With Reid’s help, the founders accomplished great things. It is, the founders declared, self-evident that everyone is born free and equal. Only unnatural systems like the one that elevates a baron above a commoner obscure this truth. In the new world they were making, everyone would be free to rise as high as his talents, dedication, and—yes—good fortune would allow.  

Although Hutcheson was the modern philosopher most widely assigned to American college students in the founders’ time, by the time Acton visited Harvard during his one visit to America he found that Reid had risen to first position: “In the third [the junior] year Reid becomes a text-book.” Acton would have found Reid occupying the first position at whatever American college he visited. Reid’s commonsense realism had become, in the words of Arthur Herman, “virtually the official creed of the American Republic.” 

The Scottish Enlightenment went into decline in Scotland not long after Reid’s death, but it had found new and vigorous life in the New World.

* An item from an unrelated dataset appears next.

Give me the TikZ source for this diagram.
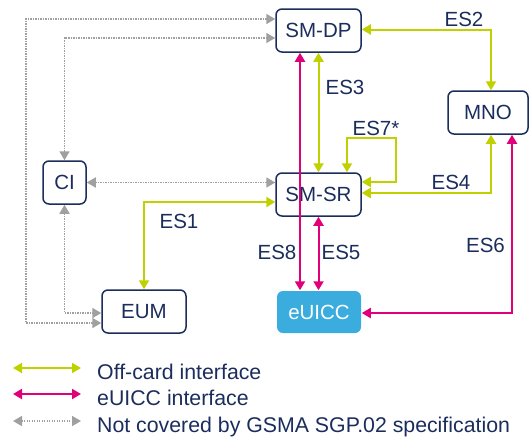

In the words of Allen Guelzo: “Before the Civil War, every major [American] collegiate intellectual was a disciple of Scottish common sense realism.” Because American colleges relied on Reid to teach young Americans how to think like Americans, Reid’s thought continued to shape America profoundly for a long time after the founding.

The story of the Scots and the founders has been largely forgotten today. The tragedy of that forgetting inspired me to write the book Common Sense Nation: Unlocking the Forgotten Power of the American Idea. Doing so, I felt, was my patriot duty and joyful obligation.